My favorite example of this, of all the examples in the book, is paper. It’s a cheap writing surface. We have other writing surfaces. You can write on animal skin parchment. It works just fine. So, the Gutenberg Press is this glittering iconic invention, brilliant, sophisticated, that changed the world. Totally impossible without paper. You could print a Gutenberg Bible on animal skin parchment, and he did, and he went bankrupt. Economically you need paper.
DN: You write about the electric motor—a very useful invention but one that required systemic change before it actually became useful. Can you explain how this unfolded?
TH: If you had been a business guru in 1890 you would have looked at these steam powered factories and you would have predicted that electricity was really about to take off. Edison was already selling it as a commodity across the grid. Electric light was catching on. Tesla, Westinghouse, and Edison all were working on increasingly efficient electric motors. But the American manufacturing didn’t really electrify in a serious way until the 1920s. It’s quite a gap, three decades, and this was a time at which manufacturing was expanding hugely.
The classic analysis of this comes from the economic historian Paul David who said you need to radically reshape your factories. The factories that are powered by steam engines have these huge drive shafts. Everything in the factory is being powered by this one drive shaft, this one steam engine. The advantage that the electric motor gives you is initially it is a bit more efficient and maybe slightly cheaper. You rip out the steam engine and put in an electric motor in its place. Nothing changes.
But the electric motor is efficient at a smaller scale. Rather than having one steam engine we can have a hundred small electric motors with the same total power. Rather than having a factory that’s two or three stories packed around a drive shaft, the factories can be these big open plan single story structures. Much more natural light, more space.
You can also reorganize the factory around the productive flow.
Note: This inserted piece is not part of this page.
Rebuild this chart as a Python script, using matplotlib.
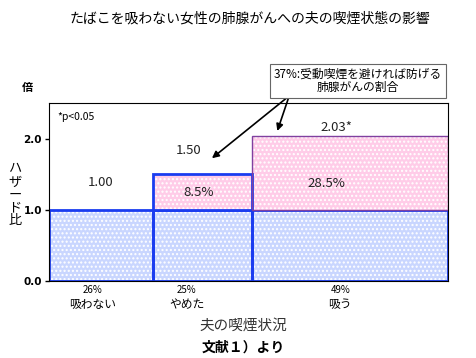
import matplotlib.pyplot as plt

plt.rcParams['font.family'] = ['Noto Sans CJK JP', 'DejaVu Sans']

# 夫の喫煙状況ごとの割合(棒の幅)とハザード比
groups = ["吸わない", "やめた", "吸う"]
shares = [26, 25, 49]
hazard = [1.00, 1.50, 2.03]
hazard_labels = ["1.00", "1.50", "2.03*"]
excess_labels = ["", "8.5%", "28.5%"]
share_labels = ["26%", "25%", "49%"]

fig = plt.figure(figsize=(4.77, 3.58), dpi=100)
ax = fig.add_axes([49 / 477, 1 - 281 / 358, 399 / 477, 178 / 358])

lefts = [sum(shares[:i]) for i in range(len(shares))]
base = [1.0] * len(shares)
extra = [h - 1.0 for h in hazard]

# 下段: 基準(1.0)部分
ax.bar(lefts, base, width=shares, align="edge", color="#c9d6ff", linewidth=0)
ax.bar(lefts, base, width=shares, align="edge", color="none", hatch="....",
       edgecolor="white", linewidth=0)
ax.bar(lefts, base, width=shares, align="edge", color="none", edgecolor="#1a3cf0", linewidth=2)

# 上段: 受動喫煙による増加分
ax.bar(lefts[1:], extra[1:], bottom=1.0, width=shares[1:], align="edge", color="#ffcce8", linewidth=0)
ax.bar(lefts[1:], extra[1:], bottom=1.0, width=shares[1:], align="edge", color="none", hatch="....",
       edgecolor="white", linewidth=0)
ax.bar(lefts[1:], extra[1:], bottom=1.0, width=shares[1:], align="edge", color="none",
       edgecolor=["#1a3cf0", "#8040a0"], linewidth=[2, 1])

ax.set_xlim(0, 100)
ax.set_ylim(0, 2.5)
ax.set_yticks([0.0, 1.0, 2.0])
ax.set_yticklabels(["0.0", "1.0", "2.0"], fontweight="bold", fontsize=7.5, family="DejaVu Sans")
ax.set_xticks([])
ax.tick_params(axis="y", length=3, width=1, pad=2)
for s in ax.spines.values():
    s.set_linewidth(0.8)

# ハザード比の数値
hx = [13, 35, 72]
hy = [1.38, 1.83, 2.15]
for x, y, t in zip(hx, hy, hazard_labels):
    ax.text(x, y, t, ha="center", va="center", fontsize=9.5, color="#222222")

ex = [0, 37.5, 69.5]
ey = [0, 1.25, 1.37]
for x, y, t in zip(ex, ey, excess_labels):
    if t:
        ax.text(x, y, t, ha="center", va="center", fontsize=9.5, color="#222222")

ax.text(2, 2.31, "*p<0.05", ha="left", va="center", fontsize=7.5)

# 下の割合と区分
lx = [11, 34.5, 73]
for x, s, g in zip(lx, share_labels, groups):
    ax.text(x, -0.12, s, ha="center", va="center", fontsize=7)
    ax.text(x, -0.33, g, ha="center", va="center", fontsize=8.5)

# 注釈と矢印
ax.annotate("", xy=(40.3, 1.70), xytext=(60.2, 2.6),
            arrowprops=dict(arrowstyle="-|>", color="black", lw=1.2, mutation_scale=10),
            annotation_clip=False)
ax.annotate("", xy=(57.0, 2.07), xytext=(60.2, 2.6),
            arrowprops=dict(arrowstyle="-|>", color="black", lw=1.2, mutation_scale=10),
            annotation_clip=False)
fig.text(358 / 477, 1 - 81 / 358, "37%:受動喫煙を避ければ防げる\n肺腺がんの割合",
         ha="center", va="center", fontsize=8.5, linespacing=1.05,
         bbox=dict(boxstyle="square,pad=0.3", facecolor="white", edgecolor="#666666", lw=0.8))

fig.text(250 / 477, 1 - 19 / 358, "たばこを吸わない女性の肺腺がんへの夫の喫煙状態の影響",
         ha="center", va="center", fontsize=10)
fig.text(27 / 477, 1 - 88 / 358, "倍", ha="center", va="center", fontsize=8, fontweight="bold")
fig.text(15 / 477, 1 - 195 / 358, "ハ\nザ\nー\nド\n比", ha="center", va="center",
         fontsize=9.5, linespacing=1.0)
fig.text(243 / 477, 1 - 326 / 358, "夫の喫煙状況", ha="center", va="center", fontsize=10.5, color="#333333")
fig.text(243 / 477, 1 - 348 / 358, "文献１）より", ha="center", va="center", fontsize=10, fontweight="bold")

fig.savefig("out.png", dpi=100)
Previously, people who needed the most power had to be closest to the driveshaft and the people who needed less power would be further away from the driveshaft. And, on top of all that you’re giving more autonomy to the machinists in the factory. It’s an invention that will deliver returns after you have reconfigured your workflow, the architecture, the extra tools, the recruitment, the education, the training, and the pay of the workers. Once you’ve done that the electric motor will deliver for you. So it’s this technology that doesn’t work until the system changes to accommodate it.
This interview was edited for length and clarity.